OCEANSIDE COUNCIL UPHOLDS RESORT PLAN OK
City planners’ approval had been appealed over worker and traffic issues
The approval of Ocean Kamp, Oceanside’s proposed resort with an artificial surfing lagoon, restaurants, shops, a 300-room hotel and up to 700 homes, was upheld this week by the Oceanside City Council.
The Oceanside Planning Commission signed off on the project in July, but two groups — the local nonprofit Preserve Calavera and San Diegans for Sustainable, Economic and Equitable Development (SD SEED) — appealed the decision to the City Council.
SD SEED, which represents local labor unions, dropped its appeal after a private settlement just before Wednesday’s council meeting.

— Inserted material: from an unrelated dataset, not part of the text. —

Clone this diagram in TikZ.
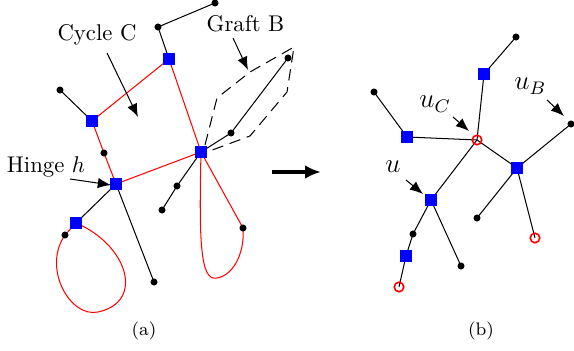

Dozens of union members, mostly carpenters and plumbers, and their families attended the meeting in support of the project and the jobs it would bring to the area.
“The wave lagoon will be transformative and thrilling,” said Jon Corn, an attorney and CEO of the partnership developing the 92-acre site along state Route 76 near the Oceanside airport. “It’s going to be a world-class destination.”
Both appeals raised similar concerns about the project’s economic sustainability, water consumption, safety issues related to the airport, and the use of an environmental impact report completed for a previous development, a large big-box-anchored shopping center that was never built.
“We agree this project can bring some benefits to Oceanside, but it also includes huge risks and sacrifices,” Preserve Calavera President Diane Nygaard told the council.
Traffic is a serious problem, she said, and the project will generate more than 19,000 additional trips per day on streets that already are congested.
Preserve Calavera has won concessions from a number of North County developers by filing legal actions against their projects.
In September, the nonprofit announced a settlement with Integral Communities that, among other things, will reduce the number of
homes in the North River Farms community proposed for South Morro Hills to 395 homes instead of the 585 homes approved by the Oceanside City Council in 2019.
“We are considering our options to address the numerous, substantive concerns we have about this project,” Nygaard said Thursday when asked about the Ocean Kamp decision.
“It is unfortunate that pretty pictures and vague promises took precedence over meaningful actions,” she said by email. “The traffic congestion, air pollution, safety issues next to the airport, (greenhouse gases), and impacts to the regional wildlife movement corridor need to be fixed before the project is built — after is too late.”
Oceanside’s business community and many surfers support the project.
“A one-of-a-kind project such as Ocean Kamp will further solidify Oceanside’s reputation as a Southern California destination,” said Oceanside Chamber of Commerce CEO Scott Ashton, adding that it will include much-needed housing in a variety of styles and price ranges.
Ten percent of the homes in the development will be reserved as affordable housing for qualifying families. Corn said that as a result of negotiations with the appellants, the developer agreed this week to include the entire 10 percent on-site instead of building half on-site and paying in-lieu fees for the other half.
Still, some residents said the proposal lacks a number of important details, such as a time schedule for construction and whether the hotel and commercial elements will be built before all the housing.